Without the pictures, print the lines running from the beginning of the material to the line containing "const baselines = [26, 22.4, 18.2, 14, 9.6, 4.85]", both ends included.

+-------+

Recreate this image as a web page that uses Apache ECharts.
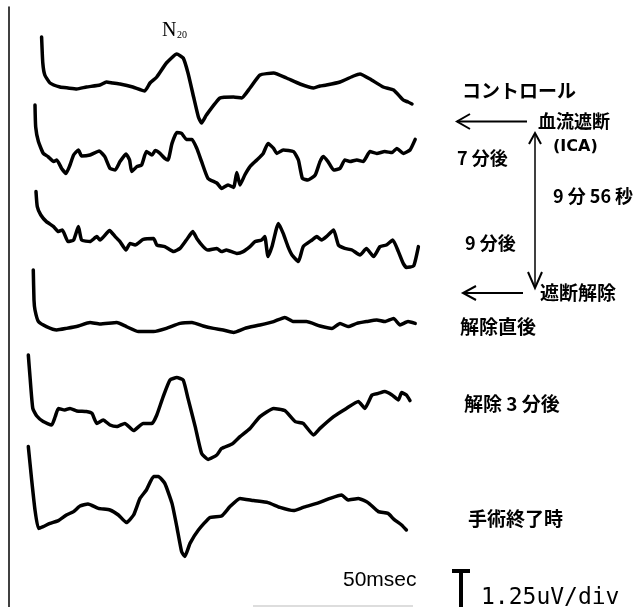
<!DOCTYPE html>
<html>
<head>
<meta charset="utf-8">
<script src="https://cdn.jsdelivr.net/npm/echarts@6/dist/echarts.min.js"></script>
<style>
  html, body { margin: 0; background: #fff; }
  #chart { width: 641px; height: 607px; }
</style>
</head>
<body>
<div id="chart"></div>
<script>
// SEP traces, [time ms, amplitude uV]
const traceNames = ['コントロール', '7分後', '9分後', '解除直後', '解除3分後', '手術終了時']
// baseline of each trace on the stacked amplitude axis (uV)
const baselines = [26, 22.4, 18.2, 14, 9.6, 4.85]

const control = [
  [2.7, 2.5], [2.85, 1.2], [3.1, 0.6], [3.75, 0.2], [5, 0], [6, -0.05], [7.1, -0.1], [8.3, 0],
  [10, 0.1], [10.8, 0.25], [11.6, 0.2], [12.5, 0.15], [14.1, 0], [15.6, -0.2], [16.25, 0.2],
  [17.1, 0.5], [18.3, 1.2], [19.6, 1.65], [20.4, 1.45], [21, 0.7], [21.7, -0.5], [22.3, -1.5],
  [22.7, -1.8], [23.3, -1.4], [25, -0.55], [26.7, -0.5], [27.7, -0.55], [28.75, -0.05],
  [30, 0.6], [31.7, 0.7], [33.3, 0.45], [35, 0.15], [36.7, -0.05], [37.5, 0.05], [38.3, 0.1],
  [40, 0.25], [41.7, 0.55], [42.5, 0.65], [43.75, 0.4], [45.4, 0], [46.7, -0.15], [47.9, -0.65],
  [48.5, -0.75], [49, -0.85]
]
const min7 = [
  [1.875, 2.7], [1.96, 1.6], [2.3, 0.87], [2.9, 0.29], [3.5, 0.12], [4.2, -0.13], [4.6, -0.05],
  [5.2, -0.47], [5.75, -0.72], [6.25, -0.3], [6.7, 0.2], [7.3, 0.45], [7.7, 0.15], [8.75, 0.2],
  [9.9, 0.4], [10.6, 0.12], [11.25, -0.47], [11.9, -0.55], [12.5, -0.13], [13.25, 0.25],
  [13.7, -0.05], [13.96, -0.63], [14.6, -0.38], [15.2, -0.3], [15.8, 0.37], [16.5, 0.2],
  [16.9, 0.42], [17.5, 0.28], [18.1, 0.03], [18.5, -0.05], [19, 0.78], [19.6, 1.33], [20.2, 1.28],
  [20.8, 0.98], [21.5, 0.98], [22.1, 0.53], [22.7, -0.13], [23.5, -0.97], [24.6, -1.2],
  [25.2, -1.47], [26, -1.3], [26.7, -1.42], [27.1, -0.68], [27.5, -1.3], [28.1, -0.8],
  [28.75, -0.38], [29.6, -0.05], [30.4, 0.28], [31, 0.78], [31.7, 0.53], [32.1, 0.28],
  [32.9, 0.45], [34.2, 0.37], [34.8, -0.05], [35.3, -0.97], [36, -1.05], [36.9, -0.8],
  [37.5, -0.13], [37.9, 0.12], [38.5, -0.13], [39.2, -0.55], [40, -0.47], [40.6, -0.05],
  [41.25, -0.13], [42.1, -0.05], [42.9, -0.13], [43.75, 0.37], [44.6, 0.28], [45.6, 0.37],
  [46.5, 0.32], [47.1, 0.53], [47.9, 0.28], [48.75, 0.45], [49.4, 0.98]
]
const min9 = [
  [2, 2.57], [2.16, 1.82], [2.6, 1.4], [3.3, 1.07], [4.2, 0.82], [4.8, 0.57], [5.3, 0.65],
  [6, 0.07], [6.7, 0.15], [7.3, 0.82], [7.7, 0.15], [8.75, 0.07], [9.6, 0.32], [10, 0.15],
  [11.2, 0.62], [11.9, 0.32], [12.5, 0.07], [13.25, -0.35], [13.75, -0.02], [14.4, -0.1],
  [15.4, 0.18], [16.7, 0.23], [17.1, -0.1], [18.1, -0.18], [19.2, -0.43], [20, -0.27],
  [20.8, 0.15], [21.6, 0.57], [22.1, 0.23], [22.9, -0.18], [23.5, -0.35], [24.6, -0.27],
  [25.2, -0.43], [25.8, -0.35], [27.1, -0.52], [27.9, -0.43], [28.75, -0.18], [29.4, 0.07],
  [30.2, 0.15], [30.6, 0.32], [31, -0.68], [31.5, -0.18], [32.3, 0.98], [32.9, 0.48],
  [33.5, -0.18], [34, -0.6], [34.8, -0.93], [35.4, -0.18], [36.5, 0.15], [37.1, 0.32],
  [37.7, 0.15], [38.3, 0.32], [39.2, 0.65], [39.8, -0.1], [40.6, -0.27], [41.5, -0.35],
  [42.5, -0.6], [43.3, -0.27], [44.2, -0.68], [45, -0.18], [45.8, -0.1], [46.6, 0.15],
  [47.3, -0.43], [47.9, -1.02], [48.3, -1.22], [49.2, -1.15], [49.8, -0.18]
]
const released = [
  [1.66, 2.85], [1.75, 1.35], [1.875, 0.85], [2.3, 0.27], [3.3, 0.02], [4.6, -0.15], [5.8, -0.07],
  [7.3, 0.05], [8.75, 0.22], [10, 0.15], [12.1, 0.22], [13.3, 0.02], [14.8, -0.23], [16.7, -0.23],
  [18.3, -0.07], [20, 0.18], [21.5, 0.23], [22.9, 0.05], [24.2, -0.07], [25.4, -0.15],
  [26.7, -0.27], [28.1, -0.07], [30, 0.1], [31.7, 0.27], [33.1, 0.48], [34.2, 0.27], [35.8, 0.27],
  [37.5, 0.05], [39, -0.07], [40, 0.18], [41, 0.02], [42.1, 0.18], [43.3, 0.27], [44.6, 0.35],
  [45.6, 0.27], [46.7, 0.43], [47.5, 0.1], [48.5, 0.27], [49.4, 0.18]
]
const released3 = [
  [1.04, 3], [1.25, 1.92], [1.6, 0.33], [2.1, -0.05], [2.9, -0.33], [3.96, -0.5], [4.4, -0.08],
  [4.8, 0.33], [5.6, 0.25], [6.25, 0.33], [7.1, 0.2], [8.3, 0.17], [9, 0.08], [9.6, -0.42],
  [10.4, -0.25], [11.25, -0.5], [12.1, -0.58], [13.1, -0.42], [14.2, -0.78], [15.4, -0.42],
  [16.5, -0.42], [17.1, 0], [17.9, 0.92], [18.75, 1.75], [19.6, 1.87], [20.4, 1.75], [21, 0.83],
  [21.9, -0.58], [22.7, -1.92], [23.5, -2.22], [24.6, -2], [25.2, -1.67], [26.5, -1.45],
  [27.5, -1.08], [28.75, -0.67], [30, -0.08], [31.7, 0.33], [33.1, 0.22], [34.4, -0.33],
  [35.4, -0.42], [36.7, -1], [37.5, -0.67], [39.2, -0.08], [40.8, 0.33], [42.3, 0.67],
  [43.1, 0.33], [44, 1], [44.8, 1.08], [45.6, 1.17], [46.5, 1], [47.3, 0.75], [47.7, 1.12],
  [48.3, 1], [48.75, 0.72]
]
const endOfSurgery = [
  [1.04, 3.17], [1.46, 1.5], [1.875, 0], [2.3, -0.92], [2.9, -0.83], [3.75, -0.67], [4.8, -0.53],
  [5.8, -0.25], [6.7, -0.08], [7.5, 0.2], [8.5, 0.3], [9.8, 0.08], [11.25, 0], [12.3, -0.25],
  [13.3, -0.63], [14.2, -0.25], [15, 0.58], [15.8, 1], [16.7, 1.67], [17.3, 1.67], [18.1, 1.33],
  [19, 0.33], [19.6, -0.83], [20.2, -2.08], [20.6, -2.33], [21.25, -1.67], [22.3, -1],
  [23.75, -0.37], [25.2, -0.3], [26.25, 0.17], [27.5, 0.58], [29.2, 0.47], [31, 0.37],
  [32.5, 0.13], [34.2, -0.03], [35.4, 0.13], [37.1, 0.33], [38.75, 0.58], [40.2, 0.75],
  [41, 0.5], [42.3, 0.58], [43.5, 0.37], [44.8, -0.08], [46, -0.17], [46.75, -0.47],
  [47.7, -0.75], [48.3, -1]
]
const traces = [control, min7, min9, released, released3, endOfSurgery]

const jp = '"Noto Sans CJK JP", sans-serif'

const label = (text, x, y, size, extra) => ({
  type: 'text',
  style: Object.assign({
    text, x, y,
    font: 'bold ' + size + 'px ' + jp,
    fill: '#000',
    textVerticalAlign: 'middle'
  }, extra || {})
})
const stroke = { stroke: '#000', lineWidth: 2, fill: null }

const chart = echarts.init(document.getElementById('chart'))

chart.setOption({
  animation: false,
  grid: { left: 20, right: 221, top: 7, bottom: 0 },
  xAxis: {
    type: 'value', min: 0, max: 50,
    axisLine: { show: false }, axisTick: { show: false },
    axisLabel: { show: false }, splitLine: { show: false }
  },
  yAxis: {
    type: 'value', min: 0, max: 30, offset: 11,
    axisLine: { show: true, onZero: false, lineStyle: { color: '#000', width: 1.5 } },
    axisTick: { show: false }, axisLabel: { show: false }, splitLine: { show: false }
  },
  series: traces.map((tr, i) => ({
    name: traceNames[i],
    type: 'line',
    data: tr.map(([t, a]) => [t, baselines[i] + a]),
    showSymbol: false,
    clip: false,
    smooth: 0.15,
    lineStyle: { color: '#000', width: 3.5, join: 'round', cap: 'round' }
  })),
  graphic: [
    // N20
    { type: 'text', style: { text: 'N', x: 162, y: 31, font: '20px "Liberation Serif", serif', fill: '#000', textVerticalAlign: 'middle' } },
    { type: 'text', style: { text: '20', x: 177, y: 35, font: '10px "Liberation Serif", serif', fill: '#000', textVerticalAlign: 'middle' } },

    label('コントロール', 462, 91, 19),
    label('血流遮断', 538, 121, 18),
    label('(ICA)', 553, 147, 16, { font: 'bold 16px "DejaVu Sans", sans-serif' }),
    label('7 分後', 457, 158, 18),
    label('9 分 56 秒', 553, 196, 18),
    label('9 分後', 465, 243, 18),
    label('遮断解除', 540, 293, 19),
    label('解除直後', 460, 327, 19),
    label('解除 3 分後', 464, 404, 19),
    label('手術終了時', 468, 519, 19),

    // arrows
    { type: 'polyline', shape: { points: [[457, 121.5], [527, 121.5]] }, style: stroke },
    { type: 'polyline', shape: { points: [[470, 114], [457, 121.5], [470, 129]] }, style: stroke },
    { type: 'polyline', shape: { points: [[463, 293], [523, 293]] }, style: stroke },
    { type: 'polyline', shape: { points: [[476, 286], [463, 293], [476, 300]] }, style: stroke },
    { type: 'polyline', shape: { points: [[535, 133], [535, 288]] }, style: { stroke: '#000', lineWidth: 1.5, fill: null } },
    { type: 'polyline', shape: { points: [[529, 144], [535, 133], [541, 144]] }, style: stroke },
    { type: 'polyline', shape: { points: [[528, 272], [535, 288], [542, 272]] }, style: stroke },

    // scale
    { type: 'text', style: { text: '50msec', x: 343, y: 580, font: '21px "Liberation Sans", sans-serif', fill: '#000', textVerticalAlign: 'middle' } },
    { type: 'rect', shape: { x: 452, y: 569, width: 18, height: 4 }, style: { fill: '#000' } },
    { type: 'rect', shape: { x: 459, y: 569, width: 4, height: 38 }, style: { fill: '#000' } },
    { type: 'text', style: { text: '1.25uV/div', x: 481, y: 598, font: '23px "DejaVu Sans Mono", monospace', fill: '#000', textVerticalAlign: 'middle' } },
    { type: 'polyline', shape: { points: [[253, 606], [413, 606]] }, style: { stroke: '#bbb', lineWidth: 1 } }
  ]
})
</script>
</body>
</html>
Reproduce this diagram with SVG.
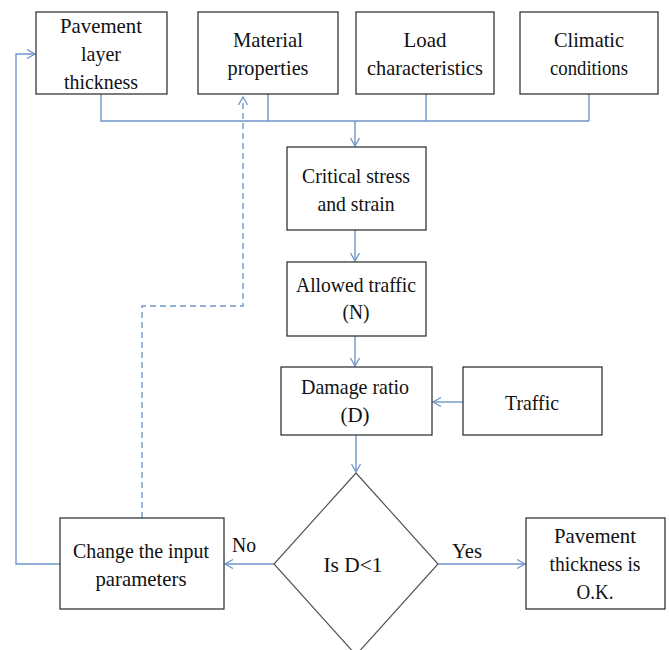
<svg xmlns="http://www.w3.org/2000/svg" width="669" height="650" viewBox="0 0 669 650">
<style>
.box{fill:#fff;stroke:#262626;stroke-width:1.2}
.dia{fill:#fff;stroke:#555;stroke-width:1.2}
.t{font-family:"Liberation Serif","Times New Roman",serif;font-size:21.5px;fill:#111;text-anchor:middle}
.c{fill:none;stroke:#6f96c8;stroke-width:1.4}
.d{stroke-dasharray:6,4}
</style>
<defs>
<marker id="ah" markerUnits="userSpaceOnUse" markerWidth="12" markerHeight="12" refX="9" refY="5" orient="auto">
<path d="M1,0.5 L9,5 L1,9.5" fill="none" stroke="#6f96c8" stroke-width="1.3"/>
</marker>
</defs>
<g id="connectors">
<path class="c" d="M101,94 V121 H589 M268,94 V121 M426,94 V121 M589,94 V121"/>
<path class="c" d="M355,121 V146" marker-end="url(#ah)"/>
<path class="c" d="M355,230 V261" marker-end="url(#ah)"/>
<path class="c" d="M355,336 V366" marker-end="url(#ah)"/>
<path class="c" d="M463,402 H433" marker-end="url(#ah)"/>
<path class="c" d="M356,435 V472" marker-end="url(#ah)"/>
<path class="c" d="M274,564 H225" marker-end="url(#ah)"/>
<path class="c" d="M438,564 H525" marker-end="url(#ah)"/>
<path class="c" d="M60,564 H16 V54 H35" marker-end="url(#ah)"/>
<path class="c d" d="M142,518 V306 H243 V97" marker-end="url(#ah)"/>
</g>
<g id="n1"><rect class="box" x="36" y="12" width="131" height="82"/>
<text class="t" x="101" y="33" textLength="82" lengthAdjust="spacingAndGlyphs">Pavement</text><text class="t" x="101" y="61" textLength="40" lengthAdjust="spacingAndGlyphs">layer</text><text class="t" x="101" y="89" textLength="74" lengthAdjust="spacingAndGlyphs">thickness</text></g>
<g id="n2"><rect class="box" x="198" y="12" width="140" height="82"/>
<text class="t" x="268" y="47" textLength="70" lengthAdjust="spacingAndGlyphs">Material</text><text class="t" x="268" y="75" textLength="81" lengthAdjust="spacingAndGlyphs">properties</text></g>
<g id="n3"><rect class="box" x="356" y="12" width="138" height="82"/>
<text class="t" x="425" y="47" textLength="43" lengthAdjust="spacingAndGlyphs">Load</text><text class="t" x="425" y="75" textLength="116" lengthAdjust="spacingAndGlyphs">characteristics</text></g>
<g id="n4"><rect class="box" x="520" y="12" width="138" height="82"/>
<text class="t" x="589" y="47" textLength="70" lengthAdjust="spacingAndGlyphs">Climatic</text><text class="t" x="589" y="75" textLength="78" lengthAdjust="spacingAndGlyphs">conditions</text></g>
<g id="n5"><rect class="box" x="287" y="147" width="139" height="83"/>
<text class="t" x="356" y="183" textLength="108" lengthAdjust="spacingAndGlyphs">Critical stress</text><text class="t" x="356" y="211" textLength="77" lengthAdjust="spacingAndGlyphs">and strain</text></g>
<g id="n6"><rect class="box" x="287" y="262" width="139" height="74"/>
<text class="t" x="356" y="292" textLength="120" lengthAdjust="spacingAndGlyphs">Allowed traffic</text><text class="t" x="356" y="319" textLength="27" lengthAdjust="spacingAndGlyphs">(N)</text></g>
<g id="n7"><rect class="box" x="281" y="367" width="151" height="68"/>
<text class="t" x="355" y="394" textLength="108" lengthAdjust="spacingAndGlyphs">Damage ratio</text><text class="t" x="355" y="422" textLength="29" lengthAdjust="spacingAndGlyphs">(D)</text></g>
<g id="n8"><rect class="box" x="463" y="367" width="139" height="68"/>
<text class="t" x="532" y="410" textLength="54" lengthAdjust="spacingAndGlyphs">Traffic</text></g>
<g id="n9"><polygon class="dia" points="356,473 438,564 356,655 274,564"/>
<text class="t" x="353" y="572" textLength="59" lengthAdjust="spacingAndGlyphs">Is D&lt;1</text></g>
<g id="n10"><rect class="box" x="60" y="518" width="164" height="91"/>
<text class="t" x="141" y="558" textLength="136" lengthAdjust="spacingAndGlyphs">Change the input</text><text class="t" x="141" y="586" textLength="91" lengthAdjust="spacingAndGlyphs">parameters</text></g>
<g id="n11"><rect class="box" x="526" y="518" width="139" height="91"/>
<text class="t" x="595" y="543" textLength="82" lengthAdjust="spacingAndGlyphs">Pavement</text><text class="t" x="595" y="571" textLength="91" lengthAdjust="spacingAndGlyphs">thickness is</text><text class="t" x="595" y="599" textLength="37" lengthAdjust="spacingAndGlyphs">O.K.</text></g>
<g id="labels">
<text class="t" x="244" y="552" textLength="24" lengthAdjust="spacingAndGlyphs">No</text>
<text class="t" x="467" y="558" textLength="30" lengthAdjust="spacingAndGlyphs">Yes</text>
</g>
</svg>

+-------+

Written response:
Recreate this image as a web page that uses Apache ECharts.
<!DOCTYPE html>
<html>
<head>
<meta charset="utf-8">
<script src="https://cdn.jsdelivr.net/npm/echarts@6/dist/echarts.min.js"></script>
<style>
  html, body { margin: 0; background: #fff; }
  #chart { width: 641px; height: 607px; }
</style>
</head>
<body>
<div id="chart"></div>
<script>
// SEP traces, [time ms, amplitude uV]
const traceNames = ['コントロール', '7分後', '9分後', '解除直後', '解除3分後', '手術終了時']
// baseline of each trace on the stacked amplitude axis (uV)
const baselines = [26, 22.4, 18.2, 14, 9.6, 4.85]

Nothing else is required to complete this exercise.